Provide nothing but the number of lines containing the string "this".

-- MATERIAL PROVIDED --
## START
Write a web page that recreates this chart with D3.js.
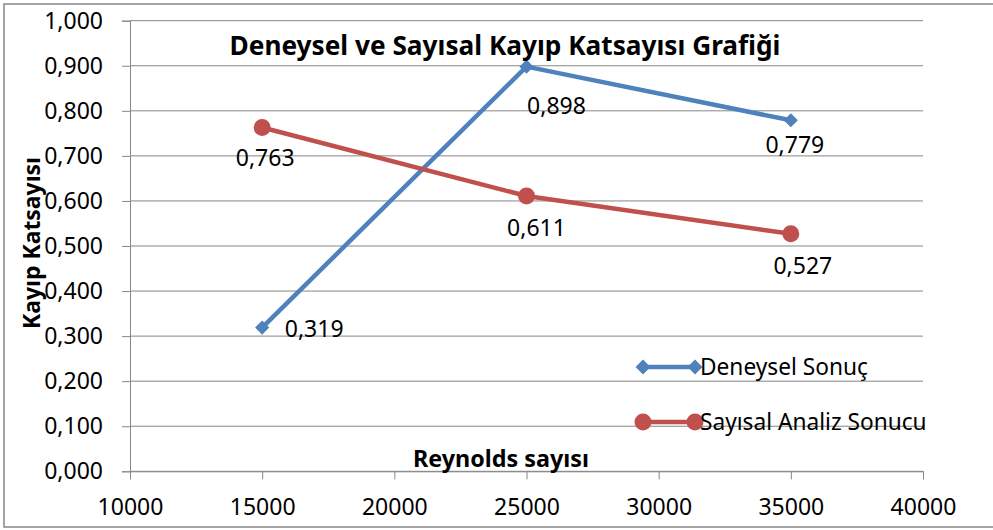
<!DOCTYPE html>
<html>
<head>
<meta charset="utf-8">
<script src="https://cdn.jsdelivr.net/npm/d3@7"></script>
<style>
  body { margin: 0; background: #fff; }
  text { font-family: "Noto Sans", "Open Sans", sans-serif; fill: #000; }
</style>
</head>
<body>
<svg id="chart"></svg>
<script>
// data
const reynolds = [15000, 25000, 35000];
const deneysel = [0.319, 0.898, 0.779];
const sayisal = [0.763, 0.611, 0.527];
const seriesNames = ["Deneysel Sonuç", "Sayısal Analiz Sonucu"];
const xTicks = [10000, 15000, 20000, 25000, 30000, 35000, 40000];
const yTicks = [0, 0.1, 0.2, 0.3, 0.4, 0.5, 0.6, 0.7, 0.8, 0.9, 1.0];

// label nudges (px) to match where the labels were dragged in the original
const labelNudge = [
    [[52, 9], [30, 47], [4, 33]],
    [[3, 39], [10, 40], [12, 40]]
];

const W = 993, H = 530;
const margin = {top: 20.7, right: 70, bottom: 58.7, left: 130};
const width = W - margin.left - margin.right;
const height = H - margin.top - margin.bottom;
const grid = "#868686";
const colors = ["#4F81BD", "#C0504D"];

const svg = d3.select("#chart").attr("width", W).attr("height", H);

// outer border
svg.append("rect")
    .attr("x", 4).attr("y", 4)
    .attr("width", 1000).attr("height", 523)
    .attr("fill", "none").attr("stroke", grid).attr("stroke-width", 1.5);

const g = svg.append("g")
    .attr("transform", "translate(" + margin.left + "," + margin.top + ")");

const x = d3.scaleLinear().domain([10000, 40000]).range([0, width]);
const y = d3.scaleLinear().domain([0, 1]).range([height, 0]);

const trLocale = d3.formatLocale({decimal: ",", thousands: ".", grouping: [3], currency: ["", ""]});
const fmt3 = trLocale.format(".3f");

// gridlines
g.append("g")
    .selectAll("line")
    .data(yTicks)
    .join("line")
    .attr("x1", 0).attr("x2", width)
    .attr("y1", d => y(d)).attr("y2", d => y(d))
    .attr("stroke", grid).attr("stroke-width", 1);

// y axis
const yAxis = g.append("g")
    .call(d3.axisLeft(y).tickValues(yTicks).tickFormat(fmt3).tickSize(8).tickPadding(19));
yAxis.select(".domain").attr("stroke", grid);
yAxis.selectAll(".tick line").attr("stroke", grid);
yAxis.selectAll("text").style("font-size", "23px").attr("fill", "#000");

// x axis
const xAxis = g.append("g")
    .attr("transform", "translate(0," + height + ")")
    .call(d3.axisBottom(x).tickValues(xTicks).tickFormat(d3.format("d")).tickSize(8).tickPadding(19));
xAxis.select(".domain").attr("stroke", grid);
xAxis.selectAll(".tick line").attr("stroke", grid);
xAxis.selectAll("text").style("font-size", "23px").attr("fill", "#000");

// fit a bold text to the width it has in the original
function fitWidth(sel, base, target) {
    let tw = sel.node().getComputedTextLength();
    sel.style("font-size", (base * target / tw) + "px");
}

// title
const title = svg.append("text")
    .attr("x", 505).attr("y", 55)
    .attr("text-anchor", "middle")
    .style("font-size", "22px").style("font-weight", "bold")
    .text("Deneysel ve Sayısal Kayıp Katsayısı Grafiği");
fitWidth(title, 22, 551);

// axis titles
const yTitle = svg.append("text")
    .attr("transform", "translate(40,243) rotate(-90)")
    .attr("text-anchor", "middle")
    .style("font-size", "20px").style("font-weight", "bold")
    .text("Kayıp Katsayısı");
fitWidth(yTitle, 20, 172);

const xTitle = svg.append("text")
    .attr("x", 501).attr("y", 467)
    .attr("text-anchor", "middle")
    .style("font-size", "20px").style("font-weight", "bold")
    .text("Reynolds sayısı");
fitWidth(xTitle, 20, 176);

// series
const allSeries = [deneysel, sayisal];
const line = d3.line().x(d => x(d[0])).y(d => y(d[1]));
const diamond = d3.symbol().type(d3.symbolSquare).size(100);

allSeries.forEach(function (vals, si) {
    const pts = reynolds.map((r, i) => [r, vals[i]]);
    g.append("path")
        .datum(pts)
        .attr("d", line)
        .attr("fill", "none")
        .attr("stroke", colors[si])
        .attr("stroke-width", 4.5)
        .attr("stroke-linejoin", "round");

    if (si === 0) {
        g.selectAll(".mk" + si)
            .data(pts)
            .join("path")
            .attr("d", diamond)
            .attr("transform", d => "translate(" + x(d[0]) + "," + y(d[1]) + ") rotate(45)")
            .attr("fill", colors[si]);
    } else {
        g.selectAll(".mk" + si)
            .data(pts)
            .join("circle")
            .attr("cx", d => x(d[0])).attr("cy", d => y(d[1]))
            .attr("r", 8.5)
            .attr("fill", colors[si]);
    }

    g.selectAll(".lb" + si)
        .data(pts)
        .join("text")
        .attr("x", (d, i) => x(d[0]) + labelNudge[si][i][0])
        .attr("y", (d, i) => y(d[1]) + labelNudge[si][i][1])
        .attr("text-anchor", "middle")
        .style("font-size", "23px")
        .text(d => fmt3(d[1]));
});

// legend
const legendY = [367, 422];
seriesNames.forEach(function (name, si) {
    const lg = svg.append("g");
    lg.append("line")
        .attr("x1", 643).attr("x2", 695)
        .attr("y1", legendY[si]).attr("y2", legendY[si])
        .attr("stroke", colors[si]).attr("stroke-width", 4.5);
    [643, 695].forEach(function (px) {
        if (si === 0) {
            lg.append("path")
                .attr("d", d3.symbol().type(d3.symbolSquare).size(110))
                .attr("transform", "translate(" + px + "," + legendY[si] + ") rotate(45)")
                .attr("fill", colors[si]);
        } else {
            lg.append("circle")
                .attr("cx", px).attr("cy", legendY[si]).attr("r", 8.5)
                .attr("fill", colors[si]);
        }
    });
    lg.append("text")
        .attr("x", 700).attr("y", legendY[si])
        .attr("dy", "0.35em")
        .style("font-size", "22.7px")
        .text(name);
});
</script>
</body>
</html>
## END
## START
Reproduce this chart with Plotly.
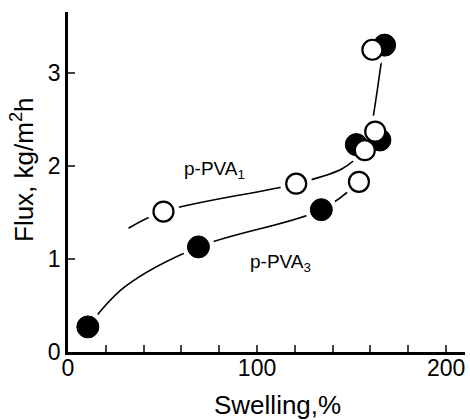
## END
-- ANSWER TO THE EXERCISE --
2